Thursday, December 12, 2013

Projects: Fabrication and Fixes in La Paz

Besides having the friendly Mexican community and lots of fellow cruisers in town, La Paz might be the best place in Mexico to get boat projects done. Before we left the States in 2012, there was a very long list of things to do for Shindig to be "ready".  The high priority items got done and lower priority or 'nice to have' items were delayed.  Now we know that LaPaz is a great place to tick off that long list of boat projects.

Here are some of the projects that we worked on to get Shindig ready for the season.
  • Service Perkins engine (oil, raw water impeller, heat exchanger zinc)
  • Service Onan generator (serviced injectors, debug full power issue - ongoing....)
  • Replace fuel filters for generator and fuel polishing system
  • Replace #2 alternator voltage regulator (unit failed in the "full on" mode)
  • Install solar panels (make changes to bimini, install MPPT controller)
  • Install AIS transponder and rewire NMEA interface to plotter
  • Upgrade firmware on Raymarine plotter
  • Fix vacuum brake for Onan generator with new type
  • Lube steering system
  • Replace impeller in damage control pump
  • Re-glue forward hatch gaskets
  • Service Tohatsu outboard (zinc, lube, plugs, lower unit oil) 
  • Haul out (bottom paint, replace busted zinc bolt, service propeller and bow thruster, service all thru-hulls)
  • Have custom flopper stopper made 
  • Have dinghy chaps made
  • Wax hull, topsides, mast, clean all standing rigging
  • Varnish cockpit table and trim in aft head
  • Have full boat cover made (end of last season)
The Solar panels on Shindig's bimini add 50Ah/day (24v) on a sunny day.  Hector modified the bimini to accept the panels
Shindig is lifted for the short trip to the water.  Fresh paint, fixed thru-hull and new zincs.
Replacing #2 voltage regulator.  The wire harness was a challenge to extract

Damage control pump impeller has been replaced.  In case of a flooding emergency this engine driven pump can move a lot of water!

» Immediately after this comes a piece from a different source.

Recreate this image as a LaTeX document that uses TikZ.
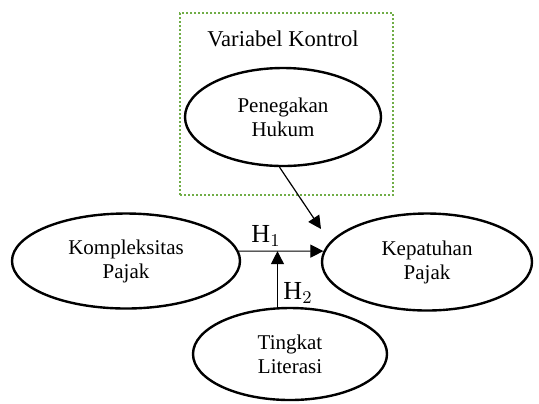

Vacuum brake for the generator raw water
For years the vent loop on the generator has dripped water into the engine room.  The salt water corrodes everything it touches and the problem has gotten worse as we use the generator more....  makes sense.  My fix was to have Ernesto the metal fabricator make the fitting  above.  It fits in the cockpit drain hose and vents to the top of the generator raw water loop.

New fitting installed on the left.  Vent loop on the right.

Now when the generator runs it dumps water in the cockpit drain and when the generator is off it vents the loop and does not allow water to get into the exhaust side of the generator.  As a side benefit when the generator is running you can hear water gurgling down the drain.  Not only is it soothing... but a good indicator that you have good cooling water flow to the generator.

Ernesto also made me a flopper stopper.  I gave him the dimensions and design details and a few weeks later it was done.

This device is also sometimes called a roll stabilizer.  It rides in the water, dangling from the boom or the spinnaker pole.  As the boat rolls to one side it folds deeper into the water and as the boat rolls the other way it wings open.  In the open position it provides a lot resistance in the water and slows the roll of the boat.

Last season I borrowed one from our buddy Danny on Cycledes when we were in Punta de Mita.  It really made the motion of the boat more comfortable in a rolly anchorage.

Shindig Flopper Stopper
Jeanne from Eagle/La Paz Cruiser Supply made the webbing bits for the bridle. 
We are in Punta de Mita now and have had it deployed for a several days.  It works great!

Discovered this busted hose clamp on the generator heat exchanger.   Salt water from the dripping vacuum brake slowly ate it away.

Hector in LaPaz used the sunbrella fabric that I brought down to make a nice dinghy cover or "chaps" for our daily driver.  The red stripe was my idea to make is distinguishable from others at a distance. It is also Nancy's favorite color.

Full boat cover helped keep the intense summer sun off Shindig's decks.